IMPORTANT: To view this page as Markdown, append `.md` to the URL (e.g. /docs/manual/basics.md). For the complete Mojo documentation index, see llms.txt.
Skip to main content
Version: 1.0
For the complete Mojo documentation index, see llms.txt. Markdown versions of all pages are available by appending .md to any URL (e.g. /docs/manual/basics.md).

block

GPU block-level operations and utilities.

This module provides block-level operations for NVIDIA and AMD GPUs, including:

  • Block-wide reductions:
    • sum: Compute sum across block
    • max: Find maximum value across block
    • min: Find minimum value across block
    • broadcast: Broadcast value to all threads

The module builds on warp-level operations from the warp module, extending them to work across a full thread block (potentially multiple warps). It handles both NVIDIA and AMD GPU architectures and supports various data types with SIMD vectorization.

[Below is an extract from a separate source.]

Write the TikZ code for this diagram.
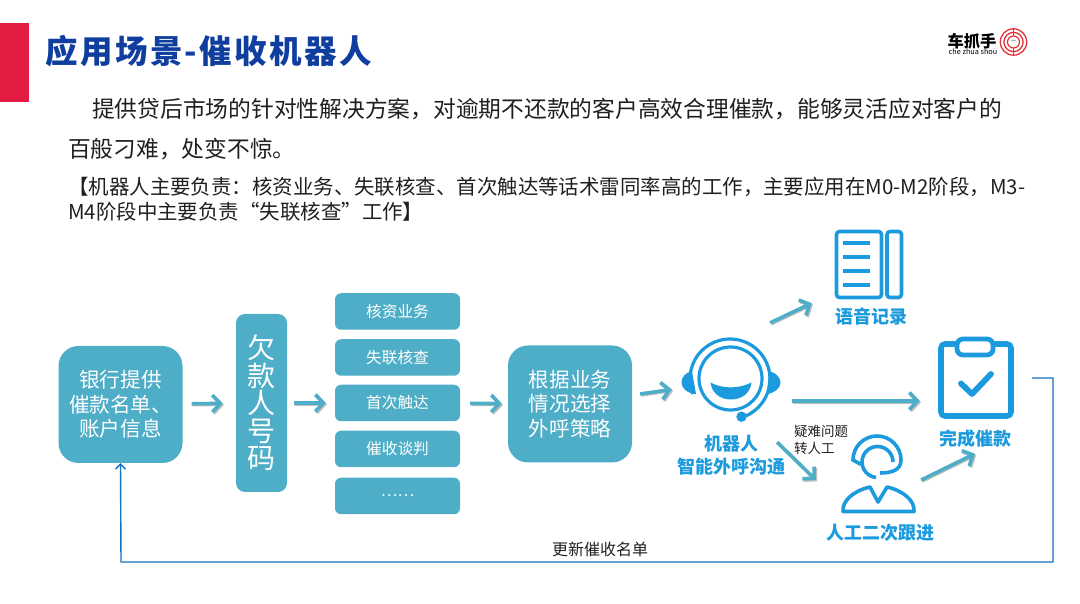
\documentclass[tikz,border=0pt]{standalone}
\usepackage{fontspec}
\setmainfont{Noto Sans CJK SC}
\usetikzlibrary{arrows.meta, calc, positioning}
\definecolor{cteal}{HTML}{4EADC7}
\definecolor{cicon}{HTML}{1B9ADD}
\definecolor{ctitle}{HTML}{0F3E9E}
\definecolor{cred}{HTML}{E31C43}
\definecolor{cback}{HTML}{1470C4}
\definecolor{clogo}{HTML}{E0343A}
\newcommand{\fsz}[2]{\fontsize{#1}{#2}\selectfont}
\begin{document}
\begin{tikzpicture}[x=1pt, y=1pt,
  box/.style={fill=cteal, text=white, rounded corners=#1, align=center, inner sep=0pt},
  smallbox/.style={box=6pt, minimum width=125pt, minimum height=36.5pt, font=\fsz{15.7}{18}},
  bigbox/.style={box=20pt, minimum width=124pt, minimum height=117pt, font=\fsz{20.6}{24.3}},
  icon/.style={inner sep=0pt},
  iconlbl/.style={inner sep=0pt, align=center, text=cicon, font=\fsz{18}{22.5}\bfseries},
  txt/.style={anchor=west, inner sep=0pt, text=black!88},
  arr/.style={-{Straight Barb[length=8pt, width=17pt, line width=3.6pt]}, line width=3.6pt, cteal,
              preaction={draw=black!25, line width=2.6pt, transform canvas={shift={(1.2pt,-1.4pt)}}},
              shorten <=#1},
  arr/.default=9pt,
  ln/.style={cicon, line width=3.6pt},
  back/.style={-{Straight Barb[length=5pt, width=10pt]}, line width=1.4pt, cback}
]
\useasboundingbox (0,0) rectangle (1080,603);
\fill[cred] (0,501) rectangle (28.5,580);
\node[txt, text=ctitle, font=\fsz{32.5}{36}\bfseries\addfontfeature{LetterSpace=7.5}] (title) at (45,552) {应用场景-催收机器人};

\node[txt, font=\fsz{22.75}{27}] (intro) at (92,494) {提供贷后市场的针对性解决方案，对逾期不还款的客户高效合理催款，能够灵活应对客户的};
\node[txt, font=\fsz{22.75}{27}] (intrb) at (68,454) {百般刁难，处变不惊。};
\node[txt, font=\fsz{20.45}{24}] (notea) at (68,416) {【机器人主要负责：核资业务、失联核查、首次触达等话术雷同率高的工作，主要应用在M0-M2阶段，M3-};
\node[txt, font=\fsz{20.45}{24}] (noteb) at (68,391) {M4阶段中主要负责“失联核查”工作】};

\node[inner sep=0pt, font=\fsz{16.3}{18}\bfseries] (brand) at (972,562) {车抓手};
\node[inner sep=0pt, font=\fsz{7.3}{8}] (pinyin) at (973,551) {che zhua shou};
\node[icon, minimum size=28pt] (seal) at (1013.5,561) {};
\draw[clogo, line width=1.3pt] (seal) circle (13.2pt) (seal) circle (9.6pt);
\draw[clogo, line width=1.2pt] (seal) circle (6pt);
\draw[clogo, line width=1.2pt] ($(seal)+(0,-13)$) -- ($(seal)+(0,-6)$) ($(seal)+(0,6)$) -- ($(seal)+(0,13)$);
\fill[black!30] ($(seal)+(-3.5,0.5)$) .. controls ($(seal)+(0,3)$) .. ($(seal)+(3.5,0.5)$) -- cycle;

\node[bigbox] (bank) at (120.5,198.5) {银行提供\\催款名单、\\账户信息};
\node[box=9pt, minimum width=51pt, minimum height=178pt, font=\fsz{28}{27.5}] (debtor) at (261.5,200) {欠\\款\\人\\号\\码};
\node[smallbox] (verify) at (397.5,291.5) {核资业务};
\node[smallbox] (lost) at (397.5,245.5) {失联核查};
\node[smallbox] (touch) at (397.5,200) {首次触达};
\node[smallbox] (nego) at (397.5,154) {催收谈判};
\node[smallbox] (more) at (397.5,107) {……};
\node[bigbox] (plan) at (570,199) {根据业务\\情况选择\\外呼策略};

\node[icon, minimum width=100pt, minimum height=88pt] (robot) at (731,222) {};
\draw[ln, line width=3.2pt] (730.5,224.5) circle (31.5pt);
\draw[ln, line width=3.2pt] (692.9,209) arc[start angle=202, end angle=-55, radius=40pt]
  .. controls (750,189) and (748,187.5) .. (744,187);
\fill[cicon] (741.5,186.3) circle (5.2pt);
\fill[cicon] (692,231.5) .. controls (685,231) and (681.5,225) .. (681.5,220.5)
  .. controls (681.5,215) and (687,209.5) .. (696,209) -- cycle;
\fill[cicon] (769,231.5) .. controls (776,231) and (780.5,225) .. (780.5,220.5)
  .. controls (780.5,215) and (775,210) .. (767,209) -- cycle;
\fill[cicon] (710.5,220.5) .. controls (722,214) and (739,214) .. (751.5,220.5)
  .. controls (750,209) and (741,203.5) .. (731,203.5) .. controls (721,203.5) and (712,209) .. (710.5,220.5) -- cycle;
\node[iconlbl] (robotlbl) at (731,148) {机器人\\智能外呼沟通};

\node[icon, minimum width=68pt, minimum height=69pt] (record) at (869,338.5) {};
\draw[ln, rounded corners=3pt] (836.5,371.5) rectangle (881.5,305.5);
\draw[ln, rounded corners=3pt] (887,371.5) rectangle (901.5,305.5);
\foreach \yy in {360,346,332,318}
  \draw[ln, line width=3.4pt] (843,\yy) -- (870,\yy);
\node[iconlbl] (recordlbl) at (871,286) {语音记录};

\node[icon, minimum width=76pt, minimum height=81pt] (done) at (976,225) {};
\draw[ln, line width=5.6pt, rounded corners=4pt] (941,259) rectangle (1011,187);
\draw[ln, fill=white, line width=4.8pt, rounded corners=6pt] (957,264) rectangle (993,248);
\draw[ln, line width=5.8pt, line cap=round, line join=round] (961,219.5) -- (972,209) -- (991,229);
\node[iconlbl] (donelbl) at (975,164) {完成催款};

\node[icon, minimum width=74pt, minimum height=78pt] (human) at (878,127) {};
\draw[ln] (861,138.5) -- (853,143) arc[start angle=180, end angle=0, radius=24pt]
  .. controls (901,133) and (892,130) .. (880,130);
\draw[ln] (893,141) arc[start angle=0, end angle=265, radius=15.5pt];
\draw[ln, fill=white, line join=round] (870,116) -- (878,101) -- (887,116)
  .. controls (904,112) and (915,102) .. (914,91.5) -- (843,91.5)
  .. controls (842,102) and (853,112) .. (870,116) -- cycle;
\node[iconlbl] (humanlbl) at (880,70) {人工二次跟进};

\node[inner sep=0pt, align=left, font=\fsz{13.5}{17}, text=black!88] (hard) at (821,163) {疑难问题\\转人工};
\node[inner sep=0pt, font=\fsz{16}{18}, text=black!88] (update) at (600,54) {更新催收名单};

\coordinate (bendr) at (1053,41);
\coordinate (bendl) at (121,41);

\draw[arr, shorten >=13pt] (bank) -- (debtor);
\draw[arr=7pt, shorten >=9pt] (debtor) -- (touch);
\draw[arr=10pt, shorten >=6pt] (touch) -- (plan);
\draw[arr=8pt, shorten >=9pt] (plan) -- (robot);
\draw[arr=0pt] ([shift={(-11,14)}]robot.north east) -- ([shift={(-23,-4)}]record.south west);
\draw[arr=0pt] ([shift={(11,-20)}]robot.east) -- ([shift={(-18,-23)}]done.west);
\draw[arr=0pt] ([shift={(-4,-17)}]robot.south east) -- ([shift={(-25,-4)}]human.west);
\draw[arr=0pt] ([shift={(6,-4)}]human.east) -- ([shift={(-1,-35)}]done.south);
\draw[back] ([xshift=18pt]done.east) -- (bendr |- done.east) -- (bendr) -- (bendl) -- (bank.south);
\end{tikzpicture}
\end{document}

All operations support 1D blocks via the block_size parameter, as well as 2D and 3D blocks via the block_dim_x, block_dim_y, and block_dim_z parameters. For multi-dimensional blocks, thread linearization follows the standard row-major order: linear_id = x + y * dim_x + z * dim_x * dim_y.

Functions

  • broadcast: Broadcasts a value from a source thread to all threads in a block.
  • compute_offset: Computes the offset with the padding if needed.
  • max: Computes the maximum value across all threads in a block.
  • min: Computes the minimum value across all threads in a block.
  • prefix_sum: Performs a prefix sum (scan) operation across all threads in a 1D block.
  • sum: Computes the sum of values across all threads in a block.